### Stated goal:
Within the material below, locate the line with "Give me the" and the line with "import seaborn as sns", then return those two lines and all lines between them, exactly as written.

### Excerpted records:
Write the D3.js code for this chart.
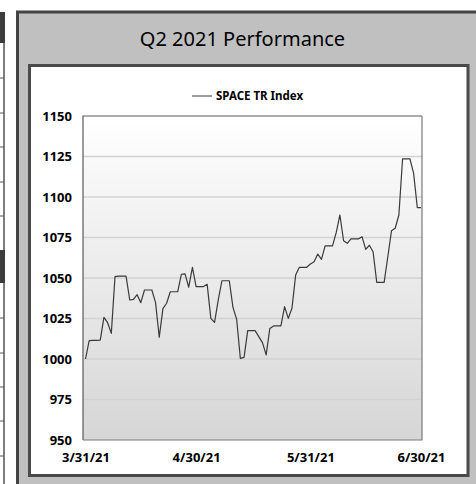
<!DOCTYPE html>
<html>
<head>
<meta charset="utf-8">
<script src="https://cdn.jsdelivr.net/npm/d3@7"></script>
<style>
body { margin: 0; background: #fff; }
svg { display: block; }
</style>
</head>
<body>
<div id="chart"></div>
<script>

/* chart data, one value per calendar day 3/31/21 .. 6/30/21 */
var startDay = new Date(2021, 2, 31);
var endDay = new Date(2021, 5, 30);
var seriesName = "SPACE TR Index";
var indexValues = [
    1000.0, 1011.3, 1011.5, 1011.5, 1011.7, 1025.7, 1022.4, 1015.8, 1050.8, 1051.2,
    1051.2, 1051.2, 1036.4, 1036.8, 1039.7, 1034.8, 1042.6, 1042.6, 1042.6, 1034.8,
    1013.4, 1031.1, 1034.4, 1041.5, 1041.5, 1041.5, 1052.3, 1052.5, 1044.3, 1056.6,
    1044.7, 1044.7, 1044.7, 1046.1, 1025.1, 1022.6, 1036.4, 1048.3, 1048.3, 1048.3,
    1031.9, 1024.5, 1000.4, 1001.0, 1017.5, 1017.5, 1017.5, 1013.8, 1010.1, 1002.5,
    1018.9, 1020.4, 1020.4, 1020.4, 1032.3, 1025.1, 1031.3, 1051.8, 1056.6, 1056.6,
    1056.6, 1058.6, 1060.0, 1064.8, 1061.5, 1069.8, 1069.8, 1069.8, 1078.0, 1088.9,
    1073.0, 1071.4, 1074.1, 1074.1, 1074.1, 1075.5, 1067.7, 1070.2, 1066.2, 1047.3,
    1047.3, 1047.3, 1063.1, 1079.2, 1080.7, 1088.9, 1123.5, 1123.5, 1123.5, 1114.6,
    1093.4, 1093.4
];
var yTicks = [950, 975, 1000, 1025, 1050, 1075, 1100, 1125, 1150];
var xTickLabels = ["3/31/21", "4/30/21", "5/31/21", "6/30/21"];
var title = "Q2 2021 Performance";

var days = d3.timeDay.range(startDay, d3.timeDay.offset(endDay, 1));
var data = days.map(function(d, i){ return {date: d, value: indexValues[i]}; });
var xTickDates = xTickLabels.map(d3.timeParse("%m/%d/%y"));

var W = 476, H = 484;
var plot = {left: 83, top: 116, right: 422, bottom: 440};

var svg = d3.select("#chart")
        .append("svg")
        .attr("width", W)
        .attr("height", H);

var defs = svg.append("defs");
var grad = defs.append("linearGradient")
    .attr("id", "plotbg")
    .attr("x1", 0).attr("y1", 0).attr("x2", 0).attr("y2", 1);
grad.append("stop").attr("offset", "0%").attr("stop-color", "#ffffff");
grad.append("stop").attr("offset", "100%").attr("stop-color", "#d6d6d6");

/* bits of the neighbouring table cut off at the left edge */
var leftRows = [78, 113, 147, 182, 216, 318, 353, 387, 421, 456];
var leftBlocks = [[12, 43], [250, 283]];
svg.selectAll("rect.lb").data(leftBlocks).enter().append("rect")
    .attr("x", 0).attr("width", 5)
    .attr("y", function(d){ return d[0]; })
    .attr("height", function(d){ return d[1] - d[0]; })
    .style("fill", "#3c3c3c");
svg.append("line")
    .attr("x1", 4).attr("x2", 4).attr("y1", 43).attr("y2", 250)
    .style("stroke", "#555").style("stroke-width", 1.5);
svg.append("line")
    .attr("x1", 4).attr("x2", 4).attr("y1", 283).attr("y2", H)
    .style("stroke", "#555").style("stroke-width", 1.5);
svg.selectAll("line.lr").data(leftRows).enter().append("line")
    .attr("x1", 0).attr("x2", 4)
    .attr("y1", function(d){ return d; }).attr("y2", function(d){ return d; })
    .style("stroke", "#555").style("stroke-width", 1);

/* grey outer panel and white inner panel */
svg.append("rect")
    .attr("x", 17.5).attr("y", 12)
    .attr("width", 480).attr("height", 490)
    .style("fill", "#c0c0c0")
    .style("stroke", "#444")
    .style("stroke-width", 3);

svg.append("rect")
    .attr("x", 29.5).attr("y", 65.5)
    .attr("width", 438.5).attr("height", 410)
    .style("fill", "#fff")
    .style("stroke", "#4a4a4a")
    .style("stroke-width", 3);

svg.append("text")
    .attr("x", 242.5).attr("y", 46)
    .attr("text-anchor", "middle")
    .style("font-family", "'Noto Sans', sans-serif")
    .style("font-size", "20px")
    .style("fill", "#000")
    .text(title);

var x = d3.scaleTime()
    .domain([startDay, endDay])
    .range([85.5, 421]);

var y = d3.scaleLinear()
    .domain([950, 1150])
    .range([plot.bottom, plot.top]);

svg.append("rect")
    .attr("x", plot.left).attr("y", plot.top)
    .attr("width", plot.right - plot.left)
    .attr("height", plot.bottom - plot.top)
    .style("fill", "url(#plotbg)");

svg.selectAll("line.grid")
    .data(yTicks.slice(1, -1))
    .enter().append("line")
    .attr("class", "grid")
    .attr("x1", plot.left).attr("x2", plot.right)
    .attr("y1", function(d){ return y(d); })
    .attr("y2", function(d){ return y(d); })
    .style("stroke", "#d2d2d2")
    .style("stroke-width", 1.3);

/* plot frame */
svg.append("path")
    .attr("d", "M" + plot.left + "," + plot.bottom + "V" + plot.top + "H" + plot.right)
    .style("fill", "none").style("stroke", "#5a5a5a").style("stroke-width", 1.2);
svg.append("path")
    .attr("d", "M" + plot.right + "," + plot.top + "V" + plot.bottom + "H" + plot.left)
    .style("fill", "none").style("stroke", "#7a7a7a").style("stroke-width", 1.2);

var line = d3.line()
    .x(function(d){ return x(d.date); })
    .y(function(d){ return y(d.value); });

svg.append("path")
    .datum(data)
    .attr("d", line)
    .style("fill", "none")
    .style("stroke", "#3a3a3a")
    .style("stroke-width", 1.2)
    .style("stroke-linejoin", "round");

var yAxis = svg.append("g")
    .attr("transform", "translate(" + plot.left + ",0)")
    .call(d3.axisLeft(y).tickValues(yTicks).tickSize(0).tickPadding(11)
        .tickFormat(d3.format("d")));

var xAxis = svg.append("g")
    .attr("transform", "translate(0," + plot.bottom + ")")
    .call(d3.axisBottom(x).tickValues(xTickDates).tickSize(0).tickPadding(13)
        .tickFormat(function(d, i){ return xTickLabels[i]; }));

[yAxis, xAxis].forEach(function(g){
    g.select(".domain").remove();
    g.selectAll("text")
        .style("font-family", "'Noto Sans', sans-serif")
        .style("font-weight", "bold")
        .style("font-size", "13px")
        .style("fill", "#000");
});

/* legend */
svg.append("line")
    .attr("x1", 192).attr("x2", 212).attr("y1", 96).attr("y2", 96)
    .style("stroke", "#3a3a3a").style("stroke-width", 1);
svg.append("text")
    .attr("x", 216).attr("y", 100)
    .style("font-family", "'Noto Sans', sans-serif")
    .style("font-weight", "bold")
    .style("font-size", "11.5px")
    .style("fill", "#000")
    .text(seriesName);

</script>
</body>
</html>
--
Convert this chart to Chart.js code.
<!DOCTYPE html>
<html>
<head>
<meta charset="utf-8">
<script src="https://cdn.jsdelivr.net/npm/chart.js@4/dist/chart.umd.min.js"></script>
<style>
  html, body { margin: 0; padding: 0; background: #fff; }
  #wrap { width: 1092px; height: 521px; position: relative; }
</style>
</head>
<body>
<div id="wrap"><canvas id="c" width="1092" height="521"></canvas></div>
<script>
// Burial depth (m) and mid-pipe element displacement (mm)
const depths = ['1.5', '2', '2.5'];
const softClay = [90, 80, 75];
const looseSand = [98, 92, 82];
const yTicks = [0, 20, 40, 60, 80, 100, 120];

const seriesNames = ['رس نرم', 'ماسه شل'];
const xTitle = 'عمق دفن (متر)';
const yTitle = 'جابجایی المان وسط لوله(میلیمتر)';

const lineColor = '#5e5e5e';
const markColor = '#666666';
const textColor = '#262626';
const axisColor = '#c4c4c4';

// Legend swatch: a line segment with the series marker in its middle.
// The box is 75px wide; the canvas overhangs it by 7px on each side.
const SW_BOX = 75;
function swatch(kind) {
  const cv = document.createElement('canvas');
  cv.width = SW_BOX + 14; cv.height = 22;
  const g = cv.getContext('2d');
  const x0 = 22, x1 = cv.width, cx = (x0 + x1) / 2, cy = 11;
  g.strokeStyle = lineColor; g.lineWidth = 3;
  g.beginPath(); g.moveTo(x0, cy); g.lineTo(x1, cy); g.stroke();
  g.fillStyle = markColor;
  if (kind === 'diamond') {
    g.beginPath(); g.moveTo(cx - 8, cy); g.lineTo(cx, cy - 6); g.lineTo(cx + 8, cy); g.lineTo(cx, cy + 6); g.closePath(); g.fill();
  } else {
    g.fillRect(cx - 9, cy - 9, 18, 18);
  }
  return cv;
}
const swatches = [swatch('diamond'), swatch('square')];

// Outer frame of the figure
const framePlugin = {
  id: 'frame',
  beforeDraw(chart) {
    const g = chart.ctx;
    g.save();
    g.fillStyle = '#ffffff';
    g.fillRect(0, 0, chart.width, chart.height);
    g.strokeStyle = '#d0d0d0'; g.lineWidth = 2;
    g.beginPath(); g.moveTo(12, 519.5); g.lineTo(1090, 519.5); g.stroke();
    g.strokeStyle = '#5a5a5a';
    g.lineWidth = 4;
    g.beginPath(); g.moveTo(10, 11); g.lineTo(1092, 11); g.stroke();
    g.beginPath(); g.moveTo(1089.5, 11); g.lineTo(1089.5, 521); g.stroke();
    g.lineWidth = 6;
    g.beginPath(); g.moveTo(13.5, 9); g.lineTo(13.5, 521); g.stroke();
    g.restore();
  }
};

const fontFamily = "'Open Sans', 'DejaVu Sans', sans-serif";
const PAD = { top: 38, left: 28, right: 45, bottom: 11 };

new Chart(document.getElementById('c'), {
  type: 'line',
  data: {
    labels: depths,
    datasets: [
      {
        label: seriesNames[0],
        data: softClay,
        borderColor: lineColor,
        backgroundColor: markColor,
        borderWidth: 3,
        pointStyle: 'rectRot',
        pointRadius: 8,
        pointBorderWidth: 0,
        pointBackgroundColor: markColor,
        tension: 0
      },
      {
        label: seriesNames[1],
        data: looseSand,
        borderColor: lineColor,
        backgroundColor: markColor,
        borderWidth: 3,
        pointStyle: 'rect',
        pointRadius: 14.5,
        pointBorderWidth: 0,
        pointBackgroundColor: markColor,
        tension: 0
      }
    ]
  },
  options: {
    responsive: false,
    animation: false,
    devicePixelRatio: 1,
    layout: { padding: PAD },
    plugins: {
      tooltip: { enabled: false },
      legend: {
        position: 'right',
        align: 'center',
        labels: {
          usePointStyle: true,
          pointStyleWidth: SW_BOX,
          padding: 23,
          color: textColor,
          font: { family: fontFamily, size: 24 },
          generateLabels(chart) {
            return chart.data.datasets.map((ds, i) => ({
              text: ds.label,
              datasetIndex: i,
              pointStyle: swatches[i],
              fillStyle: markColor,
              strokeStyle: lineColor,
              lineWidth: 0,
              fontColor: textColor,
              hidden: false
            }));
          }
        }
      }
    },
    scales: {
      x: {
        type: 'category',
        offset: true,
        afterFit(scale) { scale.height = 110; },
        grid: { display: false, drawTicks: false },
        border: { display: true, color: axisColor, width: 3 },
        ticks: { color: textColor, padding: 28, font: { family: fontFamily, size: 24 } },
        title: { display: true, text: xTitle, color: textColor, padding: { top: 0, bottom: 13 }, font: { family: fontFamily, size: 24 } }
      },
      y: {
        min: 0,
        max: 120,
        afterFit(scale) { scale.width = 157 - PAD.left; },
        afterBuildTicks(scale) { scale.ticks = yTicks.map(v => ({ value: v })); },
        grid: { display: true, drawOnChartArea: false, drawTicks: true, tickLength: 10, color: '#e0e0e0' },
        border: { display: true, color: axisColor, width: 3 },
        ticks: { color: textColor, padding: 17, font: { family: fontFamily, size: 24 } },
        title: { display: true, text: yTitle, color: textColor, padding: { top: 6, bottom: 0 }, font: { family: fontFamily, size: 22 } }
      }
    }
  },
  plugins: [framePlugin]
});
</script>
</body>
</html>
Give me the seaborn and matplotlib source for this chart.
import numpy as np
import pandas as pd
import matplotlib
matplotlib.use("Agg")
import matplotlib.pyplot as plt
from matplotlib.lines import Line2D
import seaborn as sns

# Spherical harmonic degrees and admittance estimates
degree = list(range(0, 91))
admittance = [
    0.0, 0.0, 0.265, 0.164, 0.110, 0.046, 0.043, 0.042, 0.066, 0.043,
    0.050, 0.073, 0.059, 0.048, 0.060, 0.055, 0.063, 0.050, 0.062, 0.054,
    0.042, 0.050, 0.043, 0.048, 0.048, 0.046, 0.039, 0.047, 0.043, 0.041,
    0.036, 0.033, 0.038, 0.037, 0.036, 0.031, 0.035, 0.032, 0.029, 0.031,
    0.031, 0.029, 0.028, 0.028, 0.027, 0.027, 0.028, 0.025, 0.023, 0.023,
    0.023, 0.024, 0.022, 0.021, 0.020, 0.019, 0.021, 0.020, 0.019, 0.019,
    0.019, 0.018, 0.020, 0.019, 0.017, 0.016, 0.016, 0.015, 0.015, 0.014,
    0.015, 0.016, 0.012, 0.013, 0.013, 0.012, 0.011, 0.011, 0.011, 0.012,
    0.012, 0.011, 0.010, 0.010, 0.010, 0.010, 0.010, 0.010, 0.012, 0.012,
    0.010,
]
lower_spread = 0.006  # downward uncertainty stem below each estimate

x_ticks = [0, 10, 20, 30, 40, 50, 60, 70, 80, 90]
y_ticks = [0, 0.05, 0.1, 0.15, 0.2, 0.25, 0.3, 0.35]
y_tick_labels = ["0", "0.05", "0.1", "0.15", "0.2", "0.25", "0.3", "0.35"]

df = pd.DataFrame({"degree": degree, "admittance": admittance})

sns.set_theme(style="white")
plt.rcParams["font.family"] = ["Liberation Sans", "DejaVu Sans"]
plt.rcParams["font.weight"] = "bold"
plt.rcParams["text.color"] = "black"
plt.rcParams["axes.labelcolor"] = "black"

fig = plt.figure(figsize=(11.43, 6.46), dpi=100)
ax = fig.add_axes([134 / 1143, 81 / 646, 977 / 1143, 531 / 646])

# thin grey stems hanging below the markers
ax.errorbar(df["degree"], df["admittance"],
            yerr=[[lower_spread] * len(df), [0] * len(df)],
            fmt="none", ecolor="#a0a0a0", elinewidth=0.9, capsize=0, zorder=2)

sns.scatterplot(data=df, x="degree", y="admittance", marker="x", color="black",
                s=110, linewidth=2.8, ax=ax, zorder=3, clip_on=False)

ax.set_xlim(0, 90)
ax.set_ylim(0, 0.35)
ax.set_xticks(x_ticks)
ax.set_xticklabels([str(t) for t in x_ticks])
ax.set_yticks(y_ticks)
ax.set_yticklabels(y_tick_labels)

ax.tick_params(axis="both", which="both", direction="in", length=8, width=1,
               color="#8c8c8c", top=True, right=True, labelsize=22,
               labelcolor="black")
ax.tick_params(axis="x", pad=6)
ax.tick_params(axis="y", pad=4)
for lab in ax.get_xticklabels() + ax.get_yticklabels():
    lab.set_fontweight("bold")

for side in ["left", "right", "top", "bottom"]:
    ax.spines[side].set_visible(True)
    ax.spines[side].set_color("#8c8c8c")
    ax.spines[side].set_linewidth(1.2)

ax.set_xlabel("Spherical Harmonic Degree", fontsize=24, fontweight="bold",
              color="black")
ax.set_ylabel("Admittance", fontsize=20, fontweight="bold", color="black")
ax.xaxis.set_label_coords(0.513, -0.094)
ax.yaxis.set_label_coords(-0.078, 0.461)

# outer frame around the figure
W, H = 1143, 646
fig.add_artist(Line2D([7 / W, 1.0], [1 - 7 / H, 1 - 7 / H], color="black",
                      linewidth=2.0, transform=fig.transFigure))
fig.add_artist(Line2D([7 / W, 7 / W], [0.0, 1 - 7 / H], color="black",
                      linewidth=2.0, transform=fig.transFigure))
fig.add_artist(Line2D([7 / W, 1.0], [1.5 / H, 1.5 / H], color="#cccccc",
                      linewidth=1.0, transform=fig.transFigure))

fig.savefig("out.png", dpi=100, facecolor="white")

### Output:
Give me the seaborn and matplotlib source for this chart.
import numpy as np
import pandas as pd
import matplotlib
matplotlib.use("Agg")
import matplotlib.pyplot as plt
from matplotlib.lines import Line2D
import seaborn as sns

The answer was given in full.